Trade facilitation agreement could cut trade costs by 15%

Unctad secretary-general, Mukhisa Kituyi.

Full implementation of the United Nations Conference on Trade and Development (Unctad) Trade Facilitation Agreement (TFA) could lead to a reduction in trade costs of up to 15% for African countries.

“The World Trade Organisation (WTO) calculates that current trade costs for developing countries are equivalent to applying a staggering 219% tariff on international trade, and this hurts Africa,” said Unctad secretary-general, Mukhisa Kituyi, speaking ahead of the first ever three-day African Forum for National Trade Facilitation Committees which kicked off in Addis Ababa today (Tuesday).

He said National Trade Facilitation Committees – a proviso of the TFA –

should be established to become the “agents of change to boost international trade for developing countries”.

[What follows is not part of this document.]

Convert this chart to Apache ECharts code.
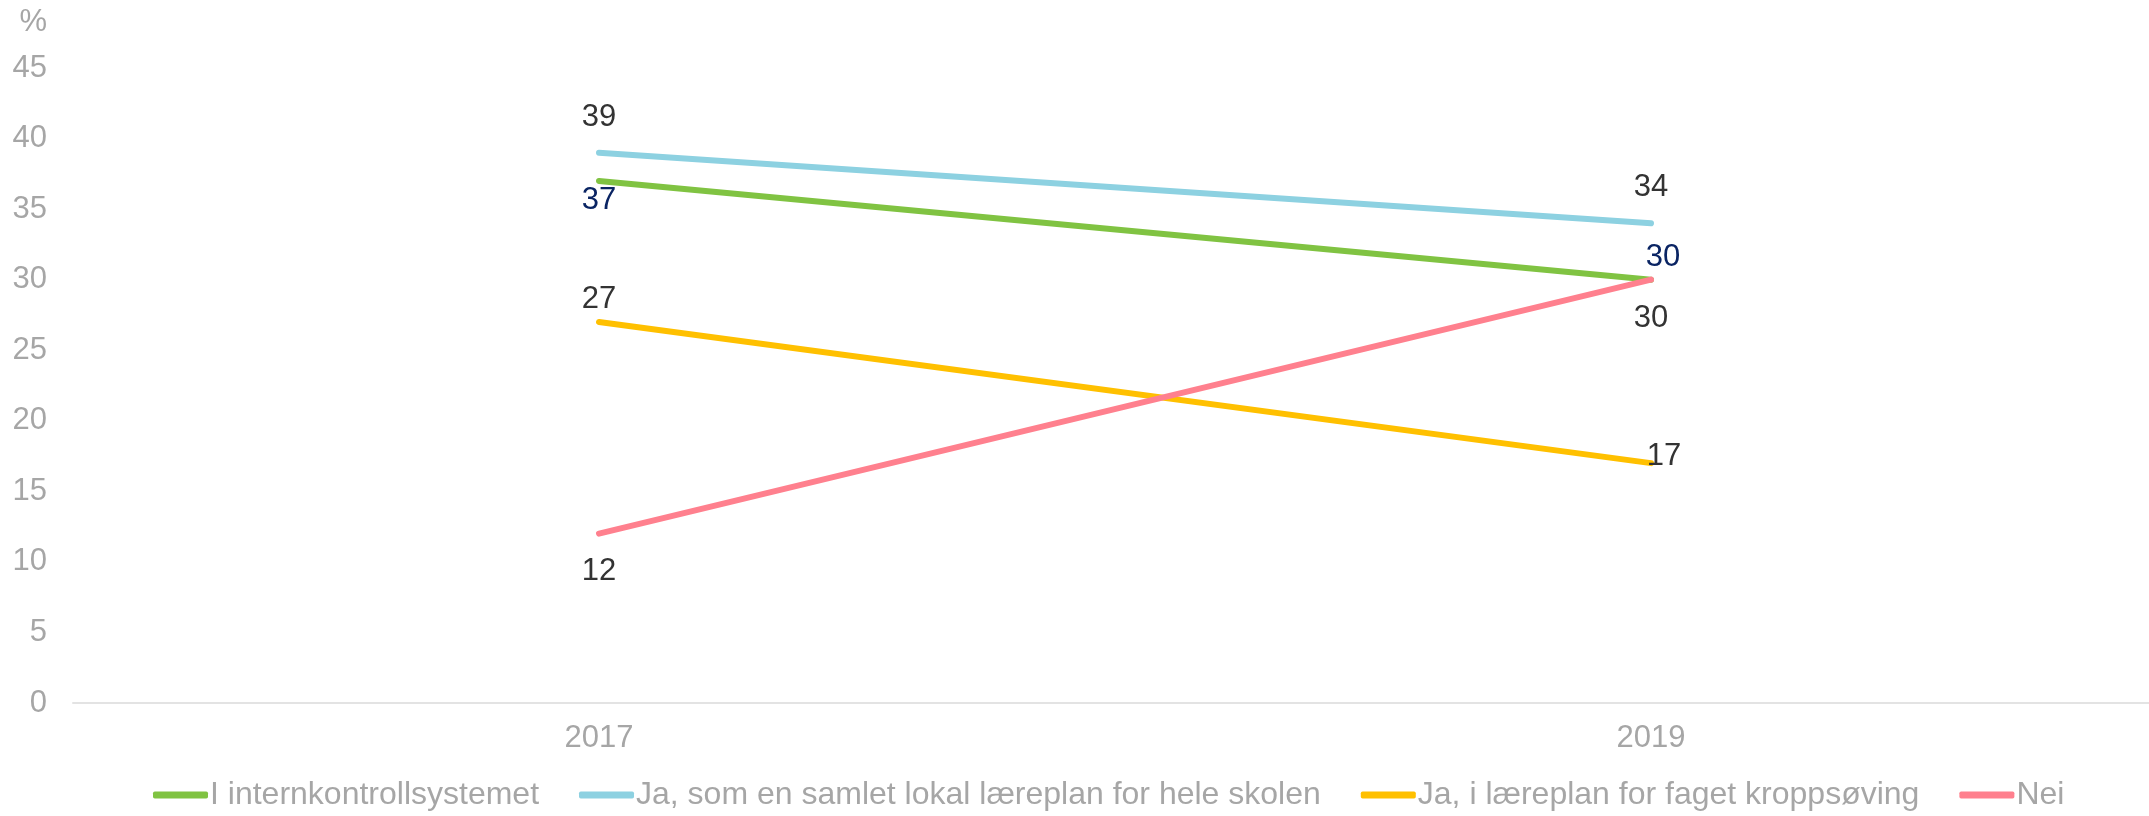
<!DOCTYPE html>
<html>
<head>
<meta charset="utf-8">
<script src="https://cdn.jsdelivr.net/npm/echarts@6/dist/echarts.min.js"></script>
<style>
html,body{margin:0;padding:0;background:#fff;}
#chart{width:2149px;height:816px;}
</style>
</head>
<body>
<div id="chart"></div>
<script>
const categories = ['2017', '2019'];
const seriesNames = ['I internkontrollsystemet', 'Ja, som en samlet lokal læreplan for hele skolen', 'Ja, i læreplan for faget kroppsøving', 'Nei'];
const internkontroll = [37, 30];
const samletLaereplan = [39, 34];
const kroppsoving = [27, 17];
const nei = [12, 30];
const yTicks = [0, 5, 10, 15, 20, 25, 30, 35, 40, 45];

const colors = ['#80C342', '#8DD1E1', '#FFC000', '#FF808E'];
const FONT = '"Liberation Sans", Arial, sans-serif';
const dark = '#333333';
const navy = '#0A2463';
const gray = '#A6A6A6';

// label placements per point (style only)
const labelCfg = [
  [{position:'bottom', distance:4.5, color:navy}, {position:'top', distance:6.5, offset:[12,0], color:navy}],
  [{position:'top', distance:19.5, color:dark}, {position:'top', distance:20, color:dark}],
  [{position:'top', distance:7.5, color:dark}, {position:'inside', offset:[13,-7], color:dark}],
  [{position:'bottom', distance:22.5, color:dark}, {position:'bottom', distance:23.5, color:dark}]
];

const values = [internkontroll, samletLaereplan, kroppsoving, nei];

const chart = echarts.init(document.getElementById('chart'));
chart.setOption({
  animation: false,
  color: colors,
  textStyle: {fontFamily: FONT},
  grid: {left: 73, right: -28, top: 68, bottom: 113, containLabel: false, outerBoundsMode: 'none'},
  legend: {
    bottom: 0,
    left: 148,
    itemWidth: 55,
    itemHeight: 7,
    itemGap: 40,
    icon: 'roundRect',
    textStyle: {fontFamily: FONT, fontSize: 32, color: gray, padding: [0,0,0,-3]},
    data: seriesNames
  },
  xAxis: {
    type: 'category',
    data: categories,
    boundaryGap: true,
    axisLine: {lineStyle: {color: '#E3E3E3', width: 2}},
    axisTick: {show: false},
    axisLabel: {fontFamily: FONT, fontSize: 31, color: gray, margin: 20}
  },
  yAxis: {
    type: 'value',
    min: yTicks[0],
    max: yTicks[yTicks.length - 1],
    interval: 5,
    name: '%',
    nameLocation: 'end',
    nameGap: 30,
    nameTextStyle: {fontFamily: FONT, fontSize: 31, color: gray, align: 'right', padding: [0, 26, 0, 0]},
    axisLine: {show: false},
    axisTick: {show: false},
    splitLine: {show: false},
    axisLabel: {fontFamily: FONT, fontSize: 31, color: gray, margin: 26}
  },
  series: seriesNames.map((name, si) => ({
    name: name,
    type: 'line',
    symbol: 'circle',
    symbolSize: 0,
    showSymbol: true,
    lineStyle: {width: 6, cap: 'round', color: colors[si]},
    itemStyle: {color: colors[si]},
    data: values[si].map((v, i) => ({
      value: v,
      label: Object.assign({show: true, fontFamily: FONT, fontSize: 31}, labelCfg[si][i])
    }))
  }))
});
</script>
</body>
</html>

“Correctly implemented trade facilitation measures not only boost trade but also improve revenue collection, safety and security compliance controls (for example, improving food safety) and can help to streamline government agencies,” said Kituyi.

He pointed out that such reforms helped small cross-border traders, often women, enter the formal sector, made economic activities more transparent and accountable and promoted good governance,

“But for these benefits to be realised it is essential that the Trade Facilitation Agreement is implemented as foreseen,” said Kituyi, commenting that according to the WTO, the rate of implemented commitments under the agreement as of October 2018 stood at 60%.